5. What makes local Italian food taste so good and is it really possible to recreate the dishes in your book here in the US?
Prime ingredients that haven’t traveled hundreds of miles. We have adapted all recipes for the American home cook
6. What’s your favorite northern Italian region?
Too difficult a question – each region has its own personality and charm
7. You mention the “Italian countryside lifestyle” – what exactly is this?
Living sustainably and with the seasons consuming what one can grow and raise locally.
(photo: via the Italian Farmer’s Table, fresh ricotta)
8. Why do Italians put so much emphasis on eating well and how does good food contribute to such a high quality of life in Italy?
Eating well means everything to Italians. Eating means so much more than consumption, but rather, a time to be with friends and family and to sit down and enjoy company and conversation united by food. This all contributes to a high quality of life focused on more intrinsic values with less emphasis on material objects.
9. What’s your favorite, local, Italian dish to prepare in the US?
For us, in CT, we love linguine with clams. Fresh local little necks, garlic, hot pepper, white wine, and lots of parsley. Summer or winter, the briney salty flavor is a classic Italian (southern) favorite.
10. How is local farming set up in Italy and how can this system of food production feed a large western country and is it possible to replicate this system in the US?

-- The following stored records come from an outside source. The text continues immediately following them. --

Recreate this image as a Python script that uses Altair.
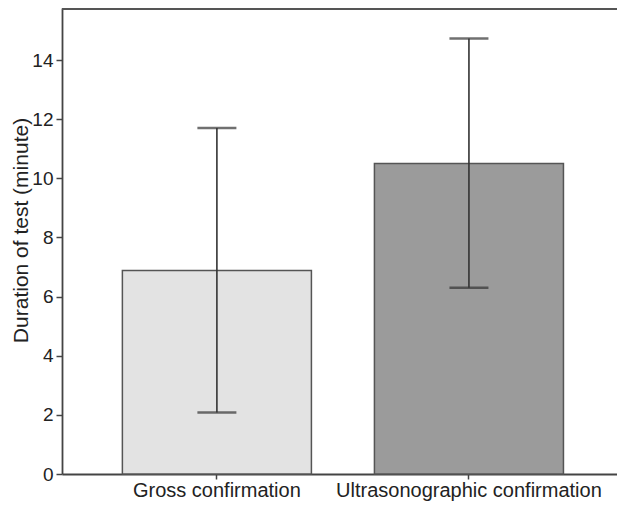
import altair as alt
import pandas as pd

groups = ["Gross confirmation", "Ultrasonographic confirmation"]
means = [6.88, 10.5]
lows = [2.08, 6.3]
highs = [11.7, 14.73]
fills = ["#e3e3e3", "#9b9b9b"]
yticks = [0, 2, 4, 6, 8, 10, 12, 14]

df = pd.DataFrame({"group": groups, "mean": means, "low": lows, "high": highs, "fill": fills})

ymax = 15.76
FONT = "Liberation Sans"
xenc = alt.X("group:N", sort=groups, title=None,
             scale=alt.Scale(paddingInner=0.25, paddingOuter=0.226, align=0.53),
             axis=alt.Axis(labelAngle=0, labelFontSize=20, labelFont=FONT,
                           labelColor="#222", labelPadding=1, tickSize=5, tickColor="#444",
                           tickWidth=1.5, domainColor="#444", domainWidth=1.8, labelLimit=400))
yscale = alt.Scale(domain=[0, ymax], nice=False)
yaxis = alt.Axis(values=yticks, labelFontSize=19, labelFont=FONT,
                 labelColor="#222", labelPadding=3, tickSize=6, tickColor="#444", tickWidth=1.5,
                 domainColor="#444", domainWidth=1.8, grid=False,
                 title="Duration of test (minute)", titleFont=FONT, titleFontSize=21,
                 titleFontWeight="normal", titleColor="#222", titlePadding=0, titleY=222)

base = alt.Chart(df)
bars = base.mark_bar(stroke="#555", strokeWidth=1.5).encode(
    x=xenc,
    y=alt.Y("mean:Q", scale=yscale, axis=yaxis),
    fill=alt.Fill("fill:N", scale=None),
)
rule = base.mark_rule(color="#333", strokeWidth=1.6).encode(
    x=alt.X("group:N", sort=groups), y="low:Q", y2="high:Q")
cap_hi = base.mark_tick(color="#333", thickness=2.5, size=39, orient="horizontal").encode(
    x=alt.X("group:N", sort=groups), y="high:Q")
cap_lo = base.mark_tick(color="#333", thickness=2.5, size=39, orient="horizontal").encode(
    x=alt.X("group:N", sort=groups), y="low:Q")
top = alt.Chart(pd.DataFrame({"a": [0]})).mark_rule(color="#555", strokeWidth=1.8).encode(
    x=alt.value(0), x2=alt.value(556), y=alt.value(1))

chart = alt.layer(bars, rule, cap_hi, cap_lo, top).properties(
    width=555, height=466,
    autosize=alt.AutoSizeParams(type="none"),
    padding={"left": 54, "top": 0, "right": 0, "bottom": 28},
).configure_view(stroke=None)

chart.save("out.html", embed_options={"renderer": "svg", "actions": False})
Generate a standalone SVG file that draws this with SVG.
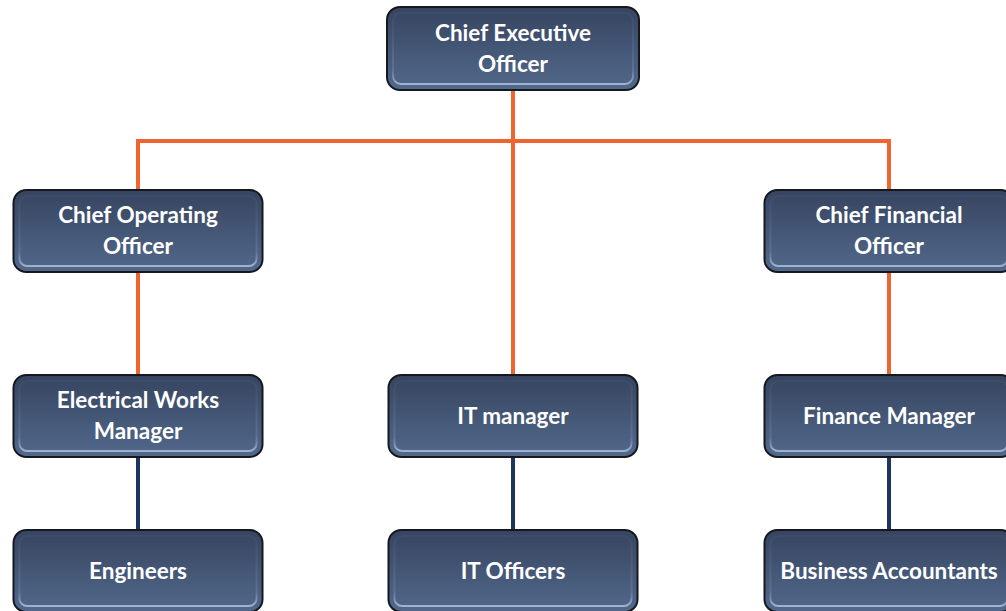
<svg xmlns="http://www.w3.org/2000/svg" width="1006" height="611" viewBox="0 0 1006 611">
<defs>
<linearGradient id="g" x1="0" y1="0" x2="0" y2="1">
<stop offset="0" stop-color="#36445f"/>
<stop offset="1" stop-color="#52698c"/>
</linearGradient>
<linearGradient id="rim" x1="0" y1="0" x2="0" y2="1">
<stop offset="0" stop-color="#4a5a78" stop-opacity="0.3"/>
<stop offset="0.8" stop-color="#6d84a6" stop-opacity="0.5"/>
<stop offset="1" stop-color="#a9bdd9" stop-opacity="0.9"/>
</linearGradient>
<symbol id="box" viewBox="0 0 254 85">
<rect x="1" y="1" width="252" height="83" rx="13" fill="url(#g)" stroke="#15181f" stroke-width="2"/>
<rect x="7" y="7" width="240" height="71" rx="8" fill="none" stroke="url(#rim)" stroke-width="2"/>
</symbol>
</defs>
<style>
.t{font-family:Lato,"Open Sans","Liberation Sans",sans-serif;font-weight:bold;font-size:22.5px;fill:#ffffff;text-anchor:middle}
.o{stroke:#f0652f;stroke-width:4;fill:none}
.n{stroke:#1c3660;stroke-width:4;fill:none}
</style>
<rect width="1006" height="611" fill="#ffffff"/>
<g id="connectors">
<path class="o" d="M513 91V374M138 189V141H889V189M138 273V374M889 273V374"/>
<path class="n" d="M138 458V529M513 458V529M889 458V529"/>
</g>
<g id="ceo"><use href="#box" x="386" y="6" width="254" height="85"/><text class="t" x="513" y="41">Chief Executive</text><text class="t" x="513" y="72">Officer</text></g>
<g id="coo"><use href="#box" x="11" y="189" width="254" height="84"/><text class="t" x="138" y="223">Chief Operating</text><text class="t" x="138" y="254">Officer</text></g>
<g id="cfo"><use href="#box" x="762" y="189" width="254" height="84"/><text class="t" x="889" y="223">Chief Financial</text><text class="t" x="889" y="254">Officer</text></g>
<g id="elec"><use href="#box" x="11" y="374" width="254" height="84"/><text class="t" x="138" y="408">Electrical Works</text><text class="t" x="138" y="439">Manager</text></g>
<g id="itm"><use href="#box" x="386" y="374" width="254" height="84"/><text class="t" x="513" y="424">IT manager</text></g>
<g id="fin"><use href="#box" x="762" y="374" width="254" height="84"/><text class="t" x="889" y="424">Finance Manager</text></g>
<g id="eng"><use href="#box" x="11" y="529" width="254" height="84"/><text class="t" x="138" y="579">Engineers</text></g>
<g id="ito"><use href="#box" x="386" y="529" width="254" height="84"/><text class="t" x="513" y="579">IT Officers</text></g>
<g id="ba"><use href="#box" x="762" y="529" width="254" height="84"/><text class="t" x="889" y="579">Business Accountants</text></g>
</svg>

The Italian agriturismo can prove to be a model example of how small farms can succeed and operate. As more and more Americans are shopping at farmer’s markets and becoming interested in learning about where their food comes from, smaller, family run farms have begun to experience success and economic sustainability. While we are moving in the right direction, there is still much to change about American’s eating habits. The White House’s first garden is symbolic of more awareness about the importance of eating well, and there’s hope on the horizon for a better and healthier American diet.